In the entries below, print exactly the lines from the first through the one with "plt.rcParams['ytick.color'] = '#333333'", both included, and none of the pictures.

** START OF DATA SUPPLIED **

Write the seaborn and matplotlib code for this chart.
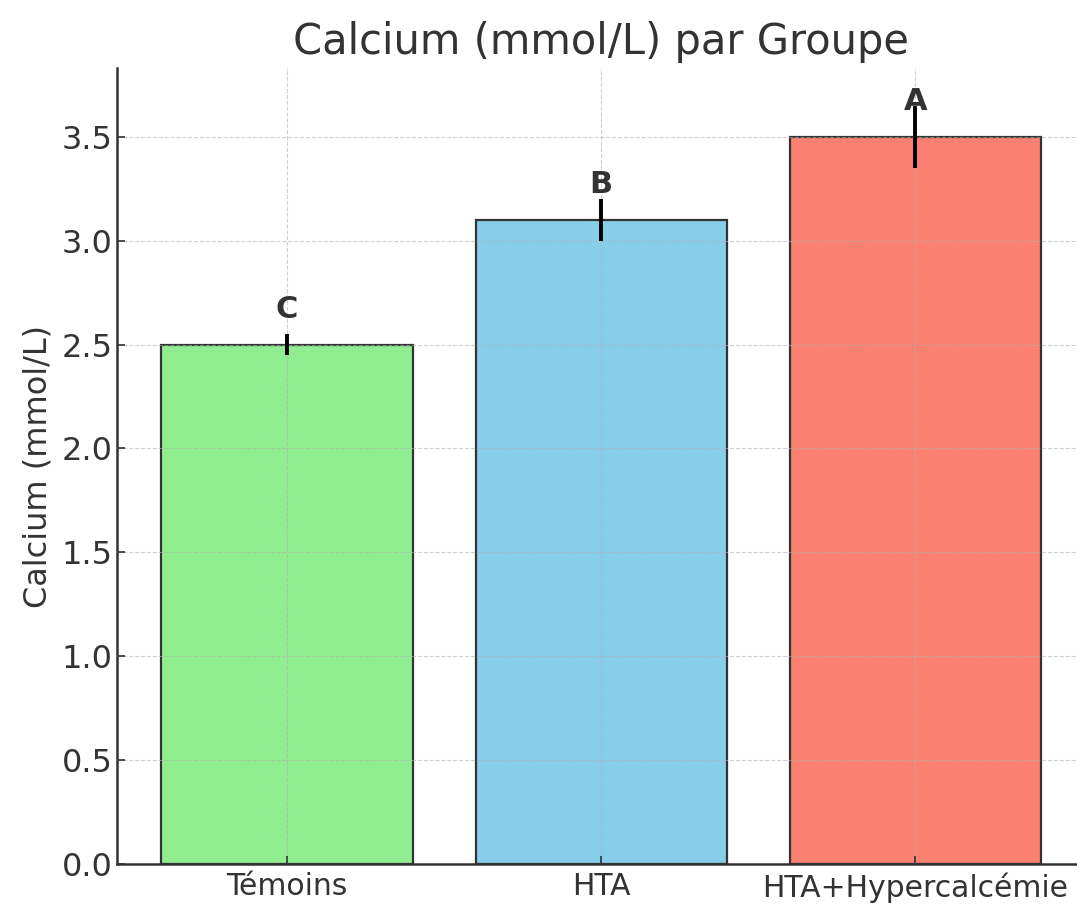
import matplotlib
matplotlib.use('Agg')
import matplotlib.pyplot as plt
import pandas as pd
import seaborn as sns

# Data
groups = ['Témoins', 'HTA', 'HTA+Hypercalcémie']
calcium = [2.5, 3.1, 3.5]
errors = [0.05, 0.1, 0.15]
letters = ['C', 'B', 'A']
colors = ['lightgreen', 'skyblue', 'salmon']

df = pd.DataFrame({'groupe': groups, 'calcium': calcium})

plt.rcParams['font.family'] = ['DejaVu Sans']
plt.rcParams['text.color'] = '#333333'
plt.rcParams['axes.labelcolor'] = '#333333'
plt.rcParams['xtick.color'] = '#333333'
plt.rcParams['ytick.color'] = '#333333'

fig = plt.figure(figsize=(10.77, 9.09), dpi=100)
ax = fig.add_axes([0.109, 0.0495, 0.8984, 0.8755])

# Bars
sns.barplot(ax=ax, data=df, x='groupe', y='calcium', hue='groupe', palette=colors,
            edgecolor='#333333', linewidth=1.6, width=0.8, errorbar=None, legend=False,
            saturation=1)
ax.errorbar(range(len(groups)), calcium, yerr=errors, fmt='none', ecolor='black',
            elinewidth=2.8, capsize=0)

# Significance letters
for i, (val, err, let) in enumerate(zip(calcium, errors, letters)):
    ax.text(i, val + 0.1, let, ha='center', va='bottom', fontsize=22, fontweight='bold')

# Set graphic layout
ax.set_title('Calcium (mmol/L) par Groupe', fontsize=30, pad=10)
ax.set_xlabel('')
ax.set_ylabel('Calcium (mmol/L)', fontsize=23, labelpad=6)
ax.set_xlim(-0.54, 2.54)
ax.set_ylim(0, 3.83)
ax.tick_params(axis='both', direction='in', length=6, width=1.2)
ax.tick_params(axis='y', labelsize=23)
ax.tick_params(axis='x', labelsize=21.5, pad=6)
ax.grid(True, linestyle='--', color='#b0b0b0', alpha=0.6)
for side in ['top', 'right']:
    ax.spines[side].set_visible(False)
for side in ['left', 'bottom']:
    ax.spines[side].set_linewidth(1.8)
    ax.spines[side].set_color('#333333')

fig.savefig('out.png', dpi=100)
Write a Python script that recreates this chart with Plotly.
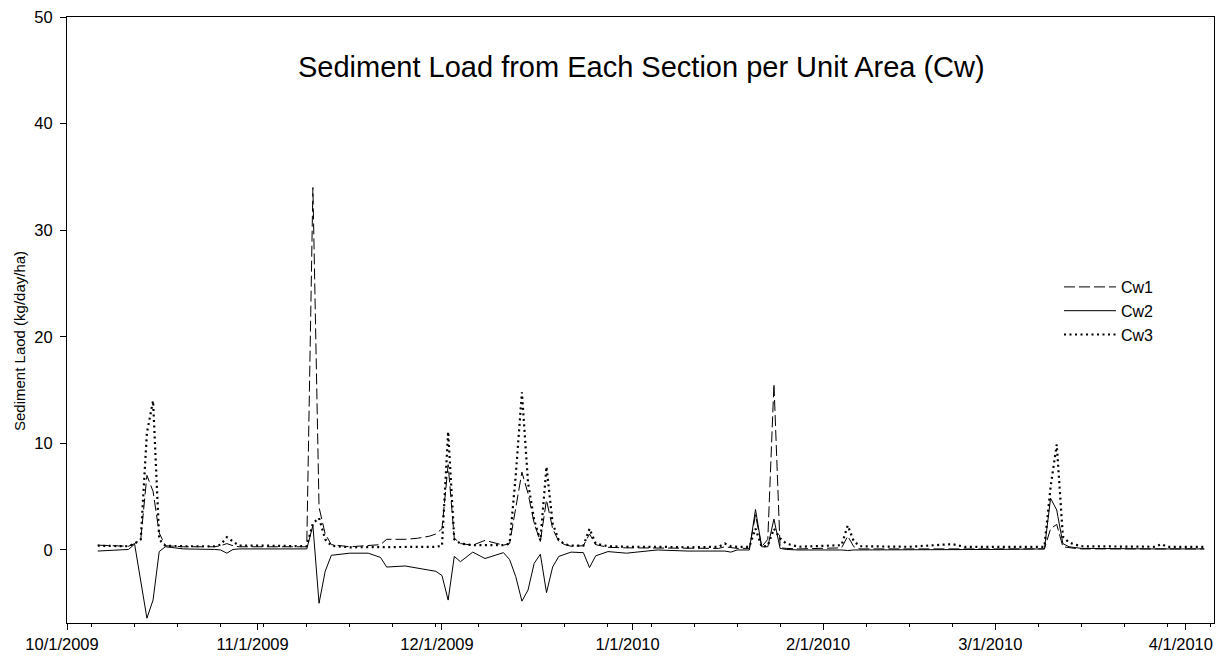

** END OF DATA SUPPLIED **

CORRECT RESULT:
Write the seaborn and matplotlib code for this chart.
import matplotlib
matplotlib.use('Agg')
import matplotlib.pyplot as plt
import pandas as pd
import seaborn as sns

# Data
groups = ['Témoins', 'HTA', 'HTA+Hypercalcémie']
calcium = [2.5, 3.1, 3.5]
errors = [0.05, 0.1, 0.15]
letters = ['C', 'B', 'A']
colors = ['lightgreen', 'skyblue', 'salmon']

df = pd.DataFrame({'groupe': groups, 'calcium': calcium})

plt.rcParams['font.family'] = ['DejaVu Sans']
plt.rcParams['text.color'] = '#333333'
plt.rcParams['axes.labelcolor'] = '#333333'
plt.rcParams['xtick.color'] = '#333333'
plt.rcParams['ytick.color'] = '#333333'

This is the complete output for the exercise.